Wadhwani agreed that Nigerian designers are becoming increasingly respected abroad. The US First Lady’s recent appearance in a Maki Oh blouse was seen as evidence of growing exposure for Nigerian designers. But Wadhwani knows that his local clients also want to wear premium European names, so he stocks the embroidered dresses of Nigerian designer Lanre Da Silva Ajayi alongside Givenchy and Italy’s Emilio Pucci.

Tope Edu is another fashion seller hoping that wealthy Nigerians will shop more in Lagos. She manages the Ermenegildo Zegna store on Victoria Island, the Italian line’s first and only outlet in sub-Saharan Africa, which opened in April. But in a reminder of the perils of doing business in Nigeria, Edu said it took seven years to get the luxury franchise opened. Zegna first needed to be sure that there was a consumer base to support the store but faced a lack of reliable consumer data.

A series of made-to-measure Zegna events were successful, giving confidence that a full-time ready-to-wear store could survive.

Company chief executive Gildo Zegna also had faith in the buying power of Africa’s super-rich.

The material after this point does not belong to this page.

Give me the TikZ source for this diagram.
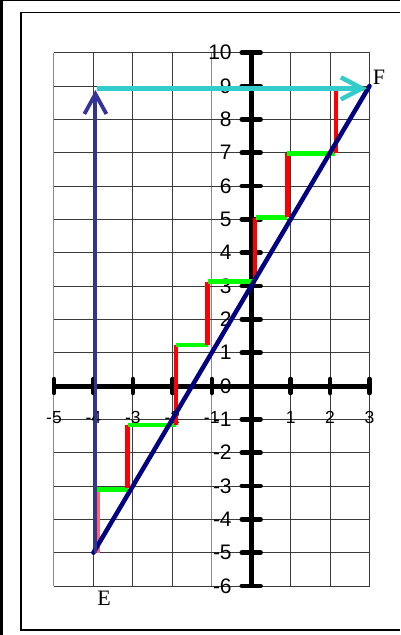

He told the Financial Times that customers from the continent on average spent 50% more in Zegna’s stores than buyers from other regions. The next challenge was the venue and ensuring, as Edu explained, that the Lagos “Zegna store looked exactly like a Zegna store elsewhere in the world.” It’s a very difficult process,” she conceded, citing Nigeria’s nightmarish bureaucracy.

The stand-alone shop is on a street lined with office buildings which hardly offers the majestic surroundings of Paris’s Champs-Elysees but inside business appears to be thriving. She debunked the notion that Nigeria’s elite are committed to exclusively shopping abroad. “Once (they) know it’s available, I think that same customer will purchase from here,” she said.



’Zara with an African accent’ Like Zegna, Folake Folarin-Cocker has growing faith in the Nigerian and wider African market.

Her Tiffany Amber line, launched in 1998 and Nigeria’s first ready-to-wear brand, has four standalone stores in the country. Her designs are also sold in Ghana and South Africa, and will soon be available in oil-rich Angola.

An H&M or “Zara with an African accent,” she explained, referring to popular European clothes shops. Like the owners and shoppers at Temple Muse, Folarin-Cocker takes pride in the growing respect and exposure being given to Nigerian designers and said that talent in the fashion industry can help change perceptions of the continent.

“Fashion is one of the ways we are going to be able to rebrand Africa,” she said. “It’s not ‘We Are The World, We Are the Children’ anymore.”